To be an actual member of the Zionist organization, it was enough to buy one shekel per year. This gave one the right to elect candidates to the Zionist congress every second year until 1935, when the mandates were shared among the factions in Lithuania by common agreement. The number of shekels sold by every faction of the Lithuanian Zionist Organization grew each year. Every third Jew in interwar Lithuania bought at least one shekel in the mid-1930s, but it could hardly be that all of them were members of the Zionist organization. There were 17 delegates from Lithuania to the 19th World Zionist Congress in Lucerne in 1935. Ten of them were representatives of Socialist Zionism.

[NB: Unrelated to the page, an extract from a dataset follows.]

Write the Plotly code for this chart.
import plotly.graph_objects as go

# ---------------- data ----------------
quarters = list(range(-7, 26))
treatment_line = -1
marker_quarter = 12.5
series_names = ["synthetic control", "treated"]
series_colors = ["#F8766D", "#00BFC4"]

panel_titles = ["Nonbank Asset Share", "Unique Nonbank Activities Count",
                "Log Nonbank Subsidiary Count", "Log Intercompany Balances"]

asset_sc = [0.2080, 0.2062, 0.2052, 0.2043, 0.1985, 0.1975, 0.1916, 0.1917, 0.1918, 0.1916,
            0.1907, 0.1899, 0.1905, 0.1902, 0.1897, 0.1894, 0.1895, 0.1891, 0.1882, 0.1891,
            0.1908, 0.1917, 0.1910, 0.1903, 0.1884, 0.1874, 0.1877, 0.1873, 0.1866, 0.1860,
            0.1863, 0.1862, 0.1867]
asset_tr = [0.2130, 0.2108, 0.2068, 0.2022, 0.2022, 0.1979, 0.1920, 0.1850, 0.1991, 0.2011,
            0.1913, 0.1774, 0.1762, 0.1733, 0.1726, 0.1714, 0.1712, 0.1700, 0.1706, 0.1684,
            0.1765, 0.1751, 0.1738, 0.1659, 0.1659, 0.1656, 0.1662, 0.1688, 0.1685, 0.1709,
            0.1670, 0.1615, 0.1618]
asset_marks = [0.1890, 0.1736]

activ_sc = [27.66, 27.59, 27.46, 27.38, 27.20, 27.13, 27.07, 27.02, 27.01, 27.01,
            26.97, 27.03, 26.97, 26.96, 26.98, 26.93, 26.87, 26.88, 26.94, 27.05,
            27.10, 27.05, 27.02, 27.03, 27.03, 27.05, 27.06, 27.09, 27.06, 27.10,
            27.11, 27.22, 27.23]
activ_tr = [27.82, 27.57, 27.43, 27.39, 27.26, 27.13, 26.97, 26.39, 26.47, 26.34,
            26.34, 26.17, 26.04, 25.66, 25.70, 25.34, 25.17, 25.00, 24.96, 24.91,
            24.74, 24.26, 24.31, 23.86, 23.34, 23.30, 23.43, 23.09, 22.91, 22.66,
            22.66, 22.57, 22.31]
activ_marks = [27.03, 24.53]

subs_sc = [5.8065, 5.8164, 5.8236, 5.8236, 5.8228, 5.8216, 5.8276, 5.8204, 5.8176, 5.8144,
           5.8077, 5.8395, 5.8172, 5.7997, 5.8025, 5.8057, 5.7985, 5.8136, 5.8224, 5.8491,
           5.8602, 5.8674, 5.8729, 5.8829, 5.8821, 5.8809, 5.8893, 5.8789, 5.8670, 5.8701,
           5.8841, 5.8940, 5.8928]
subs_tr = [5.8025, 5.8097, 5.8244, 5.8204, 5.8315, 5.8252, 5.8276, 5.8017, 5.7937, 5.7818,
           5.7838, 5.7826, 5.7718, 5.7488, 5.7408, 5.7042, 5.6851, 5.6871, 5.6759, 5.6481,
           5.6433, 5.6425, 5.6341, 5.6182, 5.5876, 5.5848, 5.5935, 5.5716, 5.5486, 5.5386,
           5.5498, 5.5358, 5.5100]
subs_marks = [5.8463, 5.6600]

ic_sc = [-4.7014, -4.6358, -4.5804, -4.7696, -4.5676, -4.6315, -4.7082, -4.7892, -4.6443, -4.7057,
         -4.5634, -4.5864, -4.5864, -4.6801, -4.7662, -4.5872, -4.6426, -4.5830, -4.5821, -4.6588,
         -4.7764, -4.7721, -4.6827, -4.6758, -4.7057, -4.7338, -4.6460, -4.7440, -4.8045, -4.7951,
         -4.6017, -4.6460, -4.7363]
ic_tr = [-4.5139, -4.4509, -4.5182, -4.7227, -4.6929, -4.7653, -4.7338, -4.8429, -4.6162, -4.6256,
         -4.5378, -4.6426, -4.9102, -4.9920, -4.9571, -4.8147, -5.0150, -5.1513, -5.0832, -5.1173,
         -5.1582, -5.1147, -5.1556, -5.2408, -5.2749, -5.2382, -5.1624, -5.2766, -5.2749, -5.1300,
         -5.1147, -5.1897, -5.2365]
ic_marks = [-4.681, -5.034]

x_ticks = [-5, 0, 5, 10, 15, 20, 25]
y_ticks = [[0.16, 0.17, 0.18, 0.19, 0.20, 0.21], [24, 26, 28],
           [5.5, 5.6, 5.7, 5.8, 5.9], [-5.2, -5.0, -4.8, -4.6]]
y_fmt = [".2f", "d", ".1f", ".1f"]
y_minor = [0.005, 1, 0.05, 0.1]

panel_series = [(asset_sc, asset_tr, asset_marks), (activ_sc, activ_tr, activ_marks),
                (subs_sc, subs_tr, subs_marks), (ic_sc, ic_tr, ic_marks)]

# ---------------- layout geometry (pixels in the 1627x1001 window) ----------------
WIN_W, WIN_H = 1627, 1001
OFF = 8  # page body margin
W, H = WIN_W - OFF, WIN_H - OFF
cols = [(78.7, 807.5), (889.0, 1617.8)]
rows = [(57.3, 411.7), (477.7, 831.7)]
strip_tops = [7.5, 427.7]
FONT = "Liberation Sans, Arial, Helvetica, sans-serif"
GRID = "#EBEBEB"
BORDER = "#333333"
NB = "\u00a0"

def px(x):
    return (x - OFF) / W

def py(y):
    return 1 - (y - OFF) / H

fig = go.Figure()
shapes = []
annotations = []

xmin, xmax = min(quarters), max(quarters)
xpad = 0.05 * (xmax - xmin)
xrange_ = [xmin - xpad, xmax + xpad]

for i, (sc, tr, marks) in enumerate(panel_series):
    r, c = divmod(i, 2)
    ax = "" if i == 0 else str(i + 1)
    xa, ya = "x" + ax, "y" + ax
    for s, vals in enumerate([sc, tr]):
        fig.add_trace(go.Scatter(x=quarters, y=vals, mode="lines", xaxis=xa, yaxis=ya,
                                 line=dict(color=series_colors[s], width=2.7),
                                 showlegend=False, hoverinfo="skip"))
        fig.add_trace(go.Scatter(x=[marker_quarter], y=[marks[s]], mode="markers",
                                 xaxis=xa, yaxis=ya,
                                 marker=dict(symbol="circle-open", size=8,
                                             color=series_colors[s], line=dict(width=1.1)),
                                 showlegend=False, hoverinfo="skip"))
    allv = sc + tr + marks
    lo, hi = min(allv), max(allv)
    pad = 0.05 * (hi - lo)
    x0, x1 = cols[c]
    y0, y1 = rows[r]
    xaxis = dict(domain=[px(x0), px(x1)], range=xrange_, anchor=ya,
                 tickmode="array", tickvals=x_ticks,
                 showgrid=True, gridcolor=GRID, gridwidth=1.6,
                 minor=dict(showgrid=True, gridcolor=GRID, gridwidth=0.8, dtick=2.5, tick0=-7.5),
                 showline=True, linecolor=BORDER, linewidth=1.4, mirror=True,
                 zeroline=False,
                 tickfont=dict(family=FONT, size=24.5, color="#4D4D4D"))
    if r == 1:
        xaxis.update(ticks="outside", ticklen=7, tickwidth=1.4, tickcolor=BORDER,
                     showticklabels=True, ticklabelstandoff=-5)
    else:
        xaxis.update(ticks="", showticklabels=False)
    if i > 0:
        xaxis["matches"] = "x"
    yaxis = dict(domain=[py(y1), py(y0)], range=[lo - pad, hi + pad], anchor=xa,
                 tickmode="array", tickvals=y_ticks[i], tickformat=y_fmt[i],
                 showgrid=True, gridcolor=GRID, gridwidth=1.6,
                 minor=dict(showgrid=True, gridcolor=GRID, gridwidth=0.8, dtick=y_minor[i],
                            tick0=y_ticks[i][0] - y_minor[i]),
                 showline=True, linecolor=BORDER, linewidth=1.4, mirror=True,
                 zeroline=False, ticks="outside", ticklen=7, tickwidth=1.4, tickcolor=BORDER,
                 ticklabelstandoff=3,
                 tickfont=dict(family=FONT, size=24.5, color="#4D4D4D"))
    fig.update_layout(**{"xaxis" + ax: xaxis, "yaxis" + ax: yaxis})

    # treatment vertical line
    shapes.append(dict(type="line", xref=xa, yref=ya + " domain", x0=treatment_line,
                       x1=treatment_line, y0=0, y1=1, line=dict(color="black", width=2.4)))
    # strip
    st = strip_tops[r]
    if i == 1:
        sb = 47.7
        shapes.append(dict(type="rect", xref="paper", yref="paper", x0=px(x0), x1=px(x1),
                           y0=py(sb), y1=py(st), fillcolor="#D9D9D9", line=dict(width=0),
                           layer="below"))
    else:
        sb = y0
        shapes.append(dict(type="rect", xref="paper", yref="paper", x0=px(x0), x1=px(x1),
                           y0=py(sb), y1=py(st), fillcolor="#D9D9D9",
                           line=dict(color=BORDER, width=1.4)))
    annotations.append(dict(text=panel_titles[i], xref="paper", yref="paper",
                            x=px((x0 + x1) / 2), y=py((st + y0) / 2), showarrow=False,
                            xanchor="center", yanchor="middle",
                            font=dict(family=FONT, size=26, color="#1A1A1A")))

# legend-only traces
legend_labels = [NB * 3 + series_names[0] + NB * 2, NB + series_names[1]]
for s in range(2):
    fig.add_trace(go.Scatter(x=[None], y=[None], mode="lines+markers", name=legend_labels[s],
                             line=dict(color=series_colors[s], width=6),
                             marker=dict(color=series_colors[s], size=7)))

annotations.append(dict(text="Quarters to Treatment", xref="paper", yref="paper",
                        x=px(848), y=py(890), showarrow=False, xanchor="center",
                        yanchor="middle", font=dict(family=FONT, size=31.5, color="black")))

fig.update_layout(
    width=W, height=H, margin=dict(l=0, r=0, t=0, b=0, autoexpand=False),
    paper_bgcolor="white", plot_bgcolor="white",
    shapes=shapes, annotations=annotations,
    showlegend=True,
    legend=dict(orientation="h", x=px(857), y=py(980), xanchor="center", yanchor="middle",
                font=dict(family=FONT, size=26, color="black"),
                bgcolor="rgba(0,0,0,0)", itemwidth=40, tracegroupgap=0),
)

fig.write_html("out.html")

The Lithuanian government received several memoranda from the Lithuanian Zionist Organization, in which the obligation of Lithuania, being a Member State of the League of Nations, to secure the Palestinian Mandate rights was stressed. Lithuanian diplomats took a more active position on this matter too late, i.e. after the Second World War broke out and Jewish refugees from Poland greatly enlarged the Jewish population of Lithuania.

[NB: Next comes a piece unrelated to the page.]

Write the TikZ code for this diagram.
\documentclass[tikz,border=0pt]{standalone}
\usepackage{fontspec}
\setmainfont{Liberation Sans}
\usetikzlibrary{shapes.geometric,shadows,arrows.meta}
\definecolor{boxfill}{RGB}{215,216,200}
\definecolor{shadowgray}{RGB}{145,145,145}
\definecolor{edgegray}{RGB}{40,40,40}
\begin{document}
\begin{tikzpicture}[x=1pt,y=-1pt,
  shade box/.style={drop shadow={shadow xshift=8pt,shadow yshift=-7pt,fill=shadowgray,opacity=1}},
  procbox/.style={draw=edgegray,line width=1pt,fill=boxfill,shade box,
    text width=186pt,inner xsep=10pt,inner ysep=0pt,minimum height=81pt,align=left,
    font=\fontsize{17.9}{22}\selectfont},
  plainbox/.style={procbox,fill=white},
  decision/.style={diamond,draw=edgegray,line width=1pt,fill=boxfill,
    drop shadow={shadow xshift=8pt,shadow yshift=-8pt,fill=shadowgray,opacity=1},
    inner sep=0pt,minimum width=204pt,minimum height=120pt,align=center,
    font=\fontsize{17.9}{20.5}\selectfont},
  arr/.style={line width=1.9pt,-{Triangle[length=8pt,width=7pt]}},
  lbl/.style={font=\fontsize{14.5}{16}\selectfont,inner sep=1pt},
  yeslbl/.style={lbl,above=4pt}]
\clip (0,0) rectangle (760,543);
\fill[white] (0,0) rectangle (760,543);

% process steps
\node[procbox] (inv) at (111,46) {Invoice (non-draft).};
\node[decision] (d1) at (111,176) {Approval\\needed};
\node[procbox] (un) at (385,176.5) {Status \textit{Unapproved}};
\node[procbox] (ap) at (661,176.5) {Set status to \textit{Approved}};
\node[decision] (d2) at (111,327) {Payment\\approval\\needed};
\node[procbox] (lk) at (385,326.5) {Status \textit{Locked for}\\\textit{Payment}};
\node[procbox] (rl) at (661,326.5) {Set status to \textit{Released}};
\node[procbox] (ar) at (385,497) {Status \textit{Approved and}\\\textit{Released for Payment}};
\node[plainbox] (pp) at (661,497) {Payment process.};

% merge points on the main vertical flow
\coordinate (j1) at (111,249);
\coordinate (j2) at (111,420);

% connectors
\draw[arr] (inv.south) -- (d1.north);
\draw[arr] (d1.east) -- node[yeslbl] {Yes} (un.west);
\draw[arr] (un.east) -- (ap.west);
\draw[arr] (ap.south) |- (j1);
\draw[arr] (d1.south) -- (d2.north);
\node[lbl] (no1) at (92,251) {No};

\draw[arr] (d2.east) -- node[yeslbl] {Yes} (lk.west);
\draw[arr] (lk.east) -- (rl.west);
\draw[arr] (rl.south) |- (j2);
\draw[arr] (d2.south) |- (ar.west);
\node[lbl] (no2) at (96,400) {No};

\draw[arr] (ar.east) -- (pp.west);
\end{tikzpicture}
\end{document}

Jewish parties consisted entirely of Jewish members and Lithuanian parties consisted entirely of ethnic Lithuanians without any real contacts between the single parties. In some spheres, practical work within the ideological framework of Socialist Zionism and Lithuanian Social Democracy was fruitful in interwar Lithuania. The relations between them were pragmatic and produced positive results for both political parties in the areas of professional unions, health insurance, and the like.

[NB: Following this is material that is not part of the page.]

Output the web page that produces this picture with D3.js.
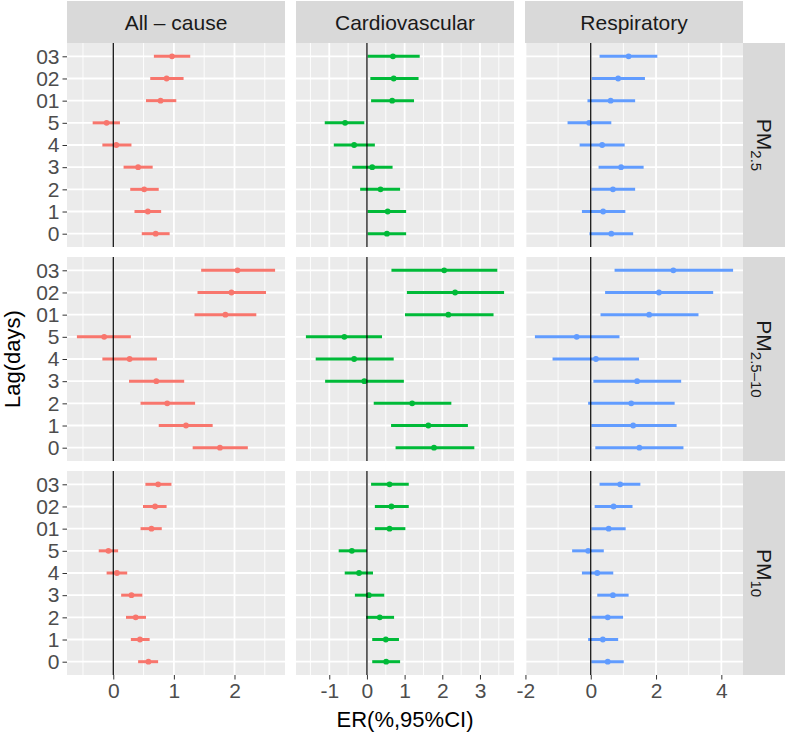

Traditionally, the Jewish Folkist-Yiddishist movement and its organizations were perceived as opponents of the Zionist organization. Many speeches were given that stressed the intransigent elements of both ideologies. The main accents lay on their positions vis-ą-vis the Autonomy question, language, and the culture related to it. Actual practice proved that these arguments lacked a strong underpinning. The Zionists were the main force behind realizing Jewish Autonomy in interwar Lithuania, and the largest part of the Zionist press, correspondence, and circulars to the branches was written in Yiddish.
Another political opponent of the Zionist camp in Lithuania was Orthodoxy, with “Agudes Yisroel” in the forefront. It could hardly have been different, keeping in mind that the Zionists strove for the power that for ages had belonged to the religious leadership of the Jewish community. The evident disagreements between these two groups awakened when the statutes regulating the secular democratic Kehilah appeared and nullified the possibility of running separate religious communities in any one shtetl. Nevertheless, we have noted that both the Orthodox and the Jewish Nationalists were not as radically anti-Zionist as they were in other East European countries.
1940 was the critical year for the independent Lithuanian state. After the ultimatum by the Soviet Union was accepted by the Lithuanian government on 15 June 1940, the new ruling regime took power in Lithuania. Jews like all others had to deal with the political, social, economic and ideological consequences changing the previous system into the Soviet one. In many spheres of life Jews suffered from the new regime in Lithuania, but the Zionists appeared to fare the worst. The Zionist organization in Lithuania was declared a counter-revolutionary, reactionary organization, harmful for the state. In Soviet propaganda Zionists were “bourgeois nationalists” and toadies of ex-president A. Smetona. All political, professional, cultural, sport, educational and social organizations of the Zionist movement were closed. The teaching of Hebrew and the Zionist press were forbidden. In additional, the Zionist leaders were repressed, sent to the prison or/and exiled.
The political rhetoric of Zionism aimed to influence people’s emotions. The ideological propaganda was focused on the image of Palestine as the historical Jewish homeland and even a paradise (the “land of milk and honey”), on the role of the individual in history, and the future of the Jewish nation. The demise of the Jewish National Autonomy movement put an end to active Zionist politics. The Zionists had to strengthen other possible spheres for the spreading of their ideology. More intensive support of economic, social, cultural, and educational associations became their main work, which had to ensure, at least, that they would maintain their already achieved positions. The Zionist organization spanned the widest social spectrum, since it offered different ways and means to reach the common aim of the individual factions. A member’s outlook could range from the far right to somewhat left, but all were unified by the ideology of nationalism. The difficult economic situation and the rise of Lithuanian Nationalism disquieted the country and caused a crisis in the value system of the young Jewish generation. This generation, which was raised in a National spirit, felt itself to be a lost generation and saw no positive future prospects in Lithuania. This also served to make Zionist organizations more numerous in Lithuania.
The success of the Zionist organization in Lithuania depended on subjective factors as well. Through their active attempts to cover all spheres of Jewish life and to give answers to all questions posed over time and by the changing geopolitical situation, the Zionists managed to promote the idea that their vision of the future should be the fate of all Jews. The Zionists succeeded in convincing the others that being Jewish meant to be a member of a single, normal nation, which has ideals, as well as concrete aims and interests. The program offered by the World Zionist Organization led to the realization of the vision, but the realization of the program had to become the concern of every Jew.